Vita: «Bamboccioni» come disse Padoa Schioppa?
De Luca: Insulti gratuiti che però non hanno avuto una risposta: sono stati pacificamente incassati da quelli che li hanno subìti.
Vita: Quali scrittori legge?
De Luca: Le novità mi arrivano. Ma non?
Vita: Non ci sono cose interessanti?
De Luca: Non per me.
Vita: Perché non è diffusa la responsabilità dello scrittore?
De Luca: Lo scrittore ha la responsabilità di scrivere belle storie. Nella miglior maniera che sa. Questa è la sua responsabilità. Basta e avanza.
Vita: Assolvendo questa responsabilità ne assolve anche altre?

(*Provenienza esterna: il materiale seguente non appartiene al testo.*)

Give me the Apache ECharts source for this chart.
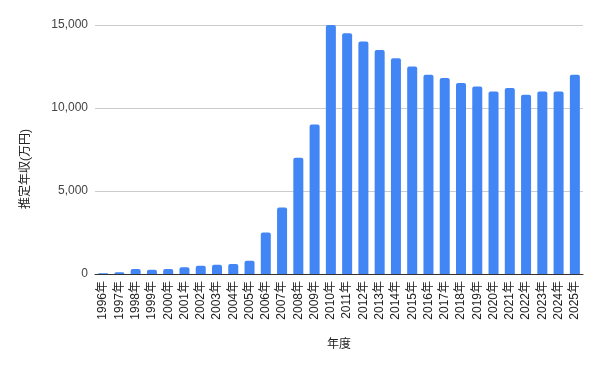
<!DOCTYPE html>
<html>
<head>
<meta charset="utf-8">
<script src="https://cdn.jsdelivr.net/npm/echarts@6/dist/echarts.min.js"></script>
<style>
html,body{margin:0;padding:0;background:#fff;}
#chart{width:601px;height:371px;}
</style>
</head>
<body>
<div id="chart"></div>
<script>
const categories = ['1996年','1997年','1998年','1999年','2000年','2001年','2002年','2003年','2004年','2005年',
  '2006年','2007年','2008年','2009年','2010年','2011年','2012年','2013年','2014年','2015年',
  '2016年','2017年','2018年','2019年','2020年','2021年','2022年','2023年','2024年','2025年'];
const income = [50,100,300,250,300,400,500,550,600,800,
  2500,4000,7000,9000,15000,14500,14000,13500,13000,12500,
  12000,11800,11500,11300,11000,11200,10800,11000,11000,12000];
const yTicks = [0,5000,10000,15000];
const xTitle = '年度';
const yTitle = '推定年収(万円)';

const FONT = 'Arial, "Liberation Sans", "Noto Sans CJK JP", sans-serif';
const chart = echarts.init(document.getElementById('chart'), null, {renderer:'canvas'});
chart.setOption({
  animation:false,
  grid:{left:95, right:18, top:25, bottom:97, containLabel:false},
  xAxis:{
    type:'category',
    data:categories,
    name:xTitle,
    nameLocation:'middle',
    nameGap:65,
    nameTextStyle:{color:'#222', fontSize:12, fontFamily:FONT},
    axisLine:{lineStyle:{color:'#333', width:1}},
    axisTick:{show:false},
    axisLabel:{interval:0, rotate:90, margin:7, color:'#222', fontSize:12, fontFamily:FONT}
  },
  yAxis:{
    type:'value',
    min:yTicks[0],
    max:yTicks[yTicks.length-1],
    interval:yTicks[1]-yTicks[0],
    axisLine:{show:false},
    axisTick:{show:false},
    splitLine:{lineStyle:{color:'#ccc', width:1}},
    axisLabel:{margin:7, color:'#444', fontSize:12, fontFamily:FONT,
      formatter:v=>v.toLocaleString('en-US')}
  },
  graphic:[{
    type:'text',
    x:26, y:169,
    rotation:Math.PI/2,
    style:{text:yTitle, fill:'#222', font:'12px '+FONT, align:'center', verticalAlign:'middle'}
  }],
  series:[{
    type:'bar',
    data:income,
    barWidth:10,
    itemStyle:{color:'#4285F4', borderRadius:[2,2,0,0]}
  }]
});
</script>
</body>
</html>
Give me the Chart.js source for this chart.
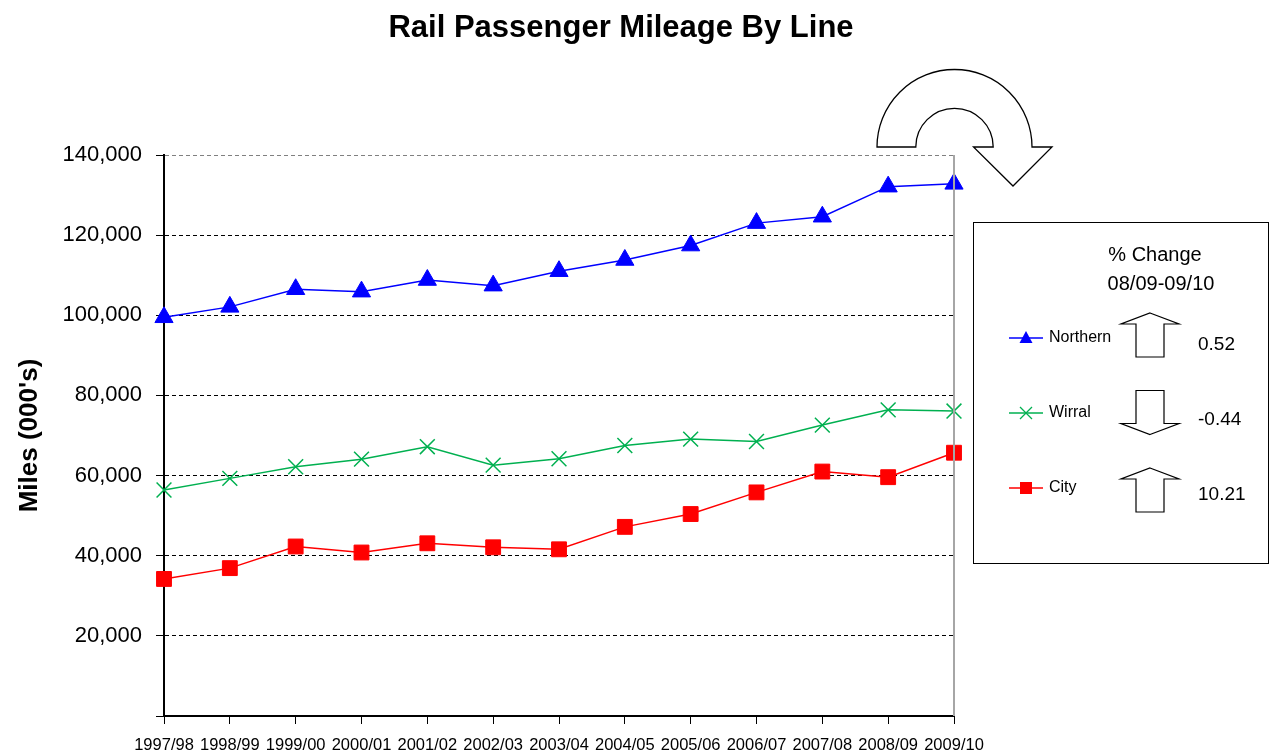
<!DOCTYPE html>
<html>
<head>
<meta charset="utf-8">
<script src="https://cdn.jsdelivr.net/npm/chart.js@4.4.0/dist/chart.umd.min.js"></script>
<style>
  html, body { margin: 0; padding: 0; background: #fff; }
  #wrap { width: 1273px; height: 756px; }
</style>
</head>
<body>
<div id="wrap"><canvas id="chart" width="1273" height="756"></canvas></div>
<script>
const chartTitle = 'Rail Passenger Mileage By Line';
const yAxisTitle = "Miles (000's)";
const years = ['1997/98', '1998/99', '1999/00', '2000/01', '2001/02', '2002/03', '2003/04',
  '2004/05', '2005/06', '2006/07', '2007/08', '2008/09', '2009/10'];
const northern = [99500, 102100, 106500, 105900, 108800, 107400, 111000, 113800, 117400, 123000, 124600, 132100, 132800];
const wirral = [56400, 59300, 62200, 64100, 67200, 62600, 64200, 67500, 69100, 68500, 72600, 76400, 76100];
const city = [34200, 36900, 42300, 40800, 43100, 42100, 41600, 47200, 50400, 55800, 61000, 59600, 65700];
const yTicks = [0, 20000, 40000, 60000, 80000, 100000, 120000, 140000];
const changeHeader = ['% Change', '08/09-09/10'];
const pctChange = ['0.52', '-0.44', '10.21'];

const FONT = '"Liberation Sans", Arial, sans-serif';
const font = (size, bold) => (bold ? 'bold ' : '') + size + 'px ' + FONT;

function marker(ctx, style, x, y, color) {
  ctx.save();
  ctx.fillStyle = color; ctx.strokeStyle = color; ctx.lineWidth = 1.3;
  ctx.beginPath();
  if (style === 'triangle') {
    ctx.moveTo(x, y - 7); ctx.lineTo(x + 6.5, y + 5); ctx.lineTo(x - 6.5, y + 5); ctx.closePath(); ctx.fill();
  } else if (style === 'rect') {
    ctx.rect(x - 6, y - 6, 12, 12); ctx.fill();
  } else {
    ctx.moveTo(x - 6, y - 6); ctx.lineTo(x + 6, y + 6);
    ctx.moveTo(x + 6, y - 6); ctx.lineTo(x - 6, y + 6); ctx.stroke();
  }
  ctx.restore();
}

function blockArrow(ctx, x, cy, up) {
  const d = up ? 1 : -1;
  const tip = cy - 22 * d, head = cy - 11 * d, base = cy + 22 * d;
  ctx.beginPath();
  ctx.moveTo(x, tip);
  ctx.lineTo(x + 29, head); ctx.lineTo(x + 14, head); ctx.lineTo(x + 14, base);
  ctx.lineTo(x - 14, base); ctx.lineTo(x - 14, head); ctx.lineTo(x - 29, head);
  ctx.closePath();
  ctx.fill(); ctx.stroke();
}

const decorations = {
  id: 'decorations',
  afterDraw(chart) {
    const { ctx, chartArea: a } = chart;
    ctx.save();

    // Title
    ctx.fillStyle = '#000';
    ctx.font = font(31, true);
    ctx.textAlign = 'center'; ctx.textBaseline = 'middle';
    ctx.fillText(chartTitle, 621, 28);

    // Right plot border
    ctx.strokeStyle = '#a6a6a6'; ctx.lineWidth = 2;
    ctx.beginPath(); ctx.moveTo(a.right, a.top); ctx.lineTo(a.right, a.bottom); ctx.stroke();

    // Curved arrow above the last year
    const cx = a.right + 0.5, by = a.top - 8;
    ctx.beginPath();
    ctx.moveTo(cx - 77.5, by);
    ctx.arc(cx, by, 77.5, Math.PI, 2 * Math.PI);
    ctx.lineTo(cx + 97.5, by);
    ctx.lineTo(cx + 58.5, by + 39);
    ctx.lineTo(cx + 19, by);
    ctx.lineTo(cx + 38.7, by);
    ctx.arc(cx, by, 38.7, 0, Math.PI, true);
    ctx.closePath();
    ctx.fillStyle = '#fff'; ctx.fill();
    ctx.strokeStyle = '#000'; ctx.lineWidth = 1.3; ctx.stroke();

    // Change box
    ctx.lineWidth = 1; ctx.strokeStyle = '#000';
    ctx.strokeRect(973.5, 222.5, 295, 341);
    ctx.fillStyle = '#000';
    ctx.font = font(20);
    ctx.fillText(changeHeader[0], 1155, 255);
    ctx.fillText(changeHeader[1], 1161, 284);

    chart.data.datasets.forEach((ds, i) => {
      const rowY = 338 + i * 75;
      ctx.strokeStyle = ds.borderColor; ctx.lineWidth = 1.3;
      ctx.beginPath(); ctx.moveTo(1009, rowY); ctx.lineTo(1043, rowY); ctx.stroke();
      marker(ctx, ds.pointStyle, 1026, rowY, ds.borderColor);
      ctx.fillStyle = '#000'; ctx.textAlign = 'left';
      ctx.font = font(16);
      ctx.fillText(ds.label, 1049, rowY);
      ctx.font = font(19);
      ctx.fillText(pctChange[i], 1198, rowY + 7);
      ctx.fillStyle = '#fff'; ctx.strokeStyle = '#000'; ctx.lineWidth = 1.2;
      blockArrow(ctx, 1150, 335 + i * 77.5, parseFloat(pctChange[i]) >= 0);
    });
    ctx.restore();
  }
};

new Chart(document.getElementById('chart'), {
  type: 'line',
  data: {
    labels: years,
    datasets: [
      { label: 'Northern', data: northern, borderColor: '#0000FF', backgroundColor: '#0000FF',
        borderWidth: 1.5, pointStyle: 'triangle', pointRadius: 10.5, pointBorderWidth: 1 },
      { label: 'Wirral', data: wirral, borderColor: '#00B050', backgroundColor: '#00B050',
        borderWidth: 1.5, pointStyle: 'crossRot', pointRadius: 10.5, pointBorderWidth: 1.5 },
      { label: 'City', data: city, borderColor: '#FF0000', backgroundColor: '#FF0000',
        borderWidth: 1.5, pointStyle: 'rect', pointRadius: 10.5, pointBorderWidth: 1 }
    ]
  },
  options: {
    responsive: false,
    animation: false,
    clip: false,
    layout: { padding: { top: 155, right: 319, bottom: 0, left: 0 } },
    plugins: { legend: { display: false }, title: { display: false }, tooltip: { enabled: false } },
    scales: {
      x: {
        offset: false,
        grid: { drawOnChartArea: false, drawTicks: true, tickLength: 8, color: '#000' },
        border: { color: '#000', width: 2 },
        ticks: { color: '#000', font: { family: FONT, size: 16.5 }, maxRotation: 0, autoSkip: false, padding: 12 },
        afterFit: s => { s.height = 40; }
      },
      y: {
        min: 0, max: 140000,
        afterBuildTicks: s => { s.ticks = yTicks.map(v => ({ value: v })); },
        grid: {
          color: c => c.tick && c.tick.value === 140000 ? '#808080' : '#000',
          tickColor: '#000', tickLength: 8, lineWidth: 1
        },
        border: { color: '#000', width: 2, dash: [4, 3] },
        ticks: {
          color: '#000', font: { family: FONT, size: 22 }, padding: 14,
          callback: v => v === 0 ? '' : v.toLocaleString('en-US')
        },
        title: { display: true, text: yAxisTitle, color: '#000', font: { family: FONT, size: 26, weight: 'bold' }, padding: { top: 14, bottom: 0 } },
        afterFit: s => { s.width = 164; }
      }
    }
  },
  plugins: [decorations]
});
</script>
</body>
</html>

De Luca: No. Non è un supplente. Nei casi di sospensione del diritto di parola, lo scrittore fa testimonianza. Ma non è il caso nostro. Poi di solito le letterature interessanti sono quelle di popoli che hanno qualche esperienza forte da trasmettere. Noi non ci troviamo in questa condizione.
Vita: Alcuni sostengono che le parole non hanno più peso. E come tali vengono immesse nell’arena pubblica.
De Luca: Questa è una buonissima condizione per lo scrittore. Nel momento in cui la parola pubblica diventa ciarlatana, la sua acquista improvvisamente un valore aggiunto. In un’epoca in cui la parola pubblica è semplicemente pubblicitaria, non deve portare peso né responsabilità, non deve dichiarare, può essere smentita il giorno dopo, uno che scrive delle storie ha un ascolto migliore. Le persone hanno bisogno di parole un po’ più consistenti. E quindi si rivolgono alla parola religiosa, a quella filosofica, alla parola letteraria.
Vita: Questo spiega il successo dei festival?
De Luca: Certo. Sono occasioni in cui si scrolla di dosso quella farina fasulla della parola pubblica, e diventa una parola personale, privata, che porta responsabilità.